Co-creating art: the IKEA effect and citizen engagement
This article draws on my master's thesis: Verdier, D. (2024). How to serve the democratization of Art among citizens in the digital context of 2024? M.Sc. in Management of Social Innovation, HEC Montréal (supervisor: Rafael Ziegler).
The heart of my research is co-creation: what happens when citizens take part in making the art they live with. It turns out that taking part doesn't just feel good — it changes the value, durability and meaning of the work.
The IKEA effect: effort creates attachment
Taking part in making an object makes it more loved and longer-kept — the 'IKEA effect' (Norton, Mochon & Ariely, 2012). A custom artwork is a clear case: the citizen helps conceive the canvas, and the result is treasured rather than discarded. In a throwaway, materialist world, that attachment makes art a durable good, not a disposable image.
A canvas is a mirror
Perceiving a canvas is, in a way, perceiving oneself — a form of projective identification (Bolgert, 2003). Most custom commissions are portraits of people, loved ones, pets or memories. Active participation enriches the work and speeds artistic innovation (Goudarzi & Gioti, 2016): the citizen moves from consumer to co-author.
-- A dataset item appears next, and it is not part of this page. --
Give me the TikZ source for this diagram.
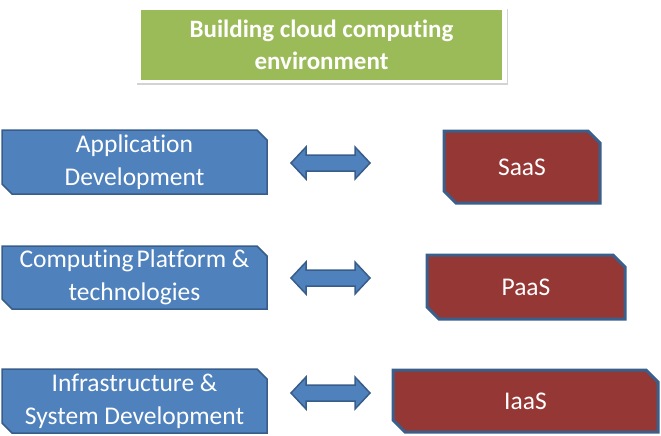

Flow, meaning and sustainability
Arts and crafts are among the most 'flow-conducive' activities for the lowest environmental impact (Isham & Jackson, 2022). Co-creation taps that state to produce durable, meaningful goods. The tension is real — fairly paying the artist while widening access — but commissioning an original from a living artist is co-creation that respects both sides.